Ia mengatakan, total luasan lahan yang ’terisolasi’ sekitar 1,2 hektare. Sebelumnya ada akses menuju lahan yang kini tertutup proyek pembangunan gerbang tol maupun Perumahan Bogor Raya dan Sumarecon di sebelah timur dan barat lokasi. Kedua proyek tersebut diketahui sudah mengantungi izin dari Pemerintah Kota (Pemkot) Bogor. ”Sesuai Undang-Undang Nomor 15 maupun Nomor 36 Tahun 2004 dan 2006, dari pemilik lahan harus diberikan akses jalan. Juga ada sesuai surat perjanjian dengan pemkot. Tapi sampai sekarang tanah yang terkena dampaknya belum diberikan,” katanya.
Akibatnya, tak ada akses jalan sama sekali menuju lahan yang dimiliki.

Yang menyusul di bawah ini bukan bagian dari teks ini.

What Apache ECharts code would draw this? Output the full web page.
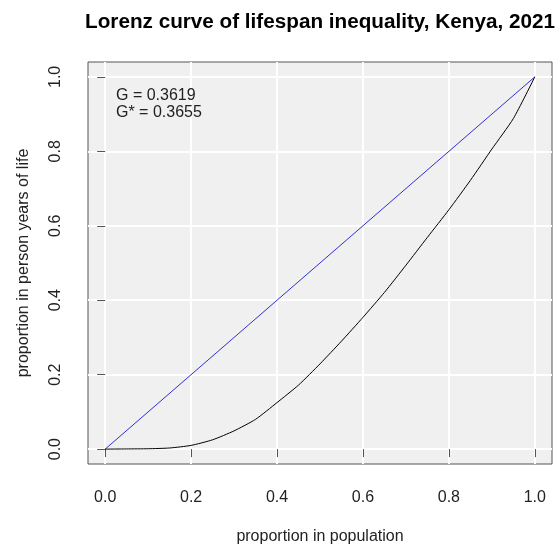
<!DOCTYPE html>
<html>
<head>
<meta charset="utf-8">
<script src="https://cdn.jsdelivr.net/npm/echarts@6/dist/echarts.min.js"></script>
<style>
  html, body { margin: 0; padding: 0; background: #ffffff; }
  #chart { width: 555px; height: 545px; }
</style>
</head>
<body>
<div id="chart"></div>
<script>
// Cumulative share of population (x) and of person-years lived (y)
var populationShare = [0, 0.05, 0.10, 0.15, 0.20, 0.25, 0.30, 0.35, 0.40, 0.45, 0.50,
                       0.55, 0.60, 0.65, 0.70, 0.75, 0.80, 0.85, 0.90, 0.95, 1.00];
var lifeYearsShare  = [0, 0.0005, 0.001, 0.003, 0.010, 0.025, 0.049, 0.080, 0.125, 0.172, 0.229,
                       0.290, 0.354, 0.421, 0.494, 0.569, 0.643, 0.722, 0.806, 0.888, 1.000];
// Line of perfect equality
var equalityX = [0, 1];
var equalityY = [0, 1];
// Gini coefficients shown in the corner
var giniLabels = ['G', 'G*'];
var giniValues = [0.3619, 0.3655];
// Axis tick values
var tickValues = [0, 0.2, 0.4, 0.6, 0.8, 1.0];

var FONT = '"Liberation Sans", Arial, sans-serif';

function pairs(xs, ys) {
  return xs.map(function (x, i) { return [x, ys[i]]; });
}

var giniText = giniLabels.map(function (l, i) {
  return l + ' = ' + giniValues[i].toFixed(4);
}).join('\n');

var chart = echarts.init(document.getElementById('chart'), null, { renderer: 'canvas' });

function axisCommon(name, nameGap) {
  return {
    type: 'value',
    min: -0.04,
    max: 1.04,
    name: name,
    nameLocation: 'middle',
    nameGap: nameGap,
    nameTextStyle: { fontFamily: FONT, fontSize: 16, color: '#222' },
    axisLine: { show: false },
    axisTick: {
      show: true,
      customValues: tickValues,
      length: 8,
      lineStyle: { color: '#555', width: 1 }
    },
    axisLabel: {
      customValues: tickValues,
      fontFamily: FONT,
      fontSize: 16,
      color: '#222',
      formatter: function (v) { return v.toFixed(1); }
    },
    splitLine: { show: true, lineStyle: { color: '#ffffff', width: 2 } }
  };
}

var xAxis = axisCommon('proportion in population', 65);
xAxis.axisLabel.margin = 26;

var yAxis = axisCommon('proportion in person years of life', 56);
yAxis.axisLabel.rotate = 90;
yAxis.axisLabel.margin = 24;

chart.setOption({
  animation: false,
  backgroundColor: '#ffffff',
  title: {
    text: 'Lorenz curve of lifespan inequality, Kenya, 2021',
    left: 320,
    top: 12,
    textAlign: 'center',
    padding: 0,
    textStyle: { fontFamily: FONT, fontSize: 20.7, fontWeight: 'bold', color: '#000' }
  },
  grid: {
    left: 88,
    right: 3,
    top: 62,
    bottom: 81,
    outerBoundsMode: 'none',
    containLabel: false,
    show: true,
    backgroundColor: '#f0f0f0',
    borderColor: '#555',
    borderWidth: 1
  },
  xAxis: xAxis,
  yAxis: yAxis,
  graphic: [{
    type: 'text',
    left: 116,
    top: 87,
    z: 100,
    style: {
      text: giniText,
      fontFamily: FONT,
      fontSize: 16,
      lineHeight: 17,
      fill: '#222'
    }
  }],
  series: [
    {
      type: 'line',
      name: 'equality',
      data: pairs(equalityX, equalityY),
      showSymbol: false,
      symbol: 'none',
      lineStyle: { color: '#3030d0', width: 1 },
      z: 3
    },
    {
      type: 'line',
      name: 'Lorenz curve',
      data: pairs(populationShare, lifeYearsShare),
      showSymbol: false,
      symbol: 'none',
      smooth: 0.2,
      lineStyle: { color: '#000000', width: 1 },
      z: 4
    }
  ]
});
</script>
</body>
</html>
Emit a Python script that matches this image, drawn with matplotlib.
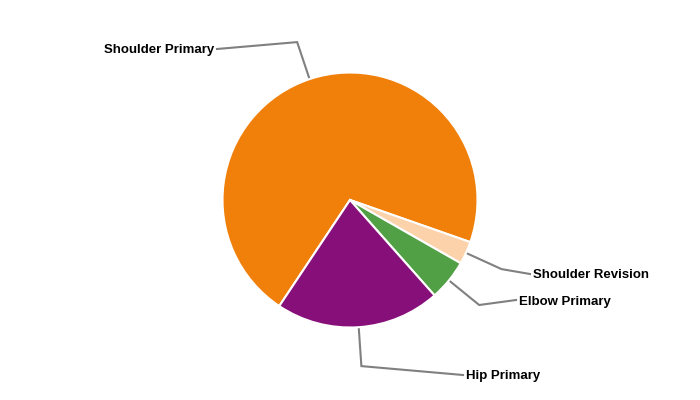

Lahan yang sebagian besar digunakan perkebunan itu kini kesulitan jika harus mengangkut hasil palawija, karena kendaraan tidak bisa masuk. ”Warga pun minta diberikan akses jalan seperti semula dan dikembalikan batas aslinya, mana tanah negara, mana tanah masyarakat,” ucapnya.
Jika masih belum ada kejelasan, pihaknya bersama warga lain yang terdampak bakal mengajukan gugatan ke PTUN secara perdata alias menempuh jalur hukum, sesuai surat yang dikeluarkan pemkot. (ryn/b/yok/py)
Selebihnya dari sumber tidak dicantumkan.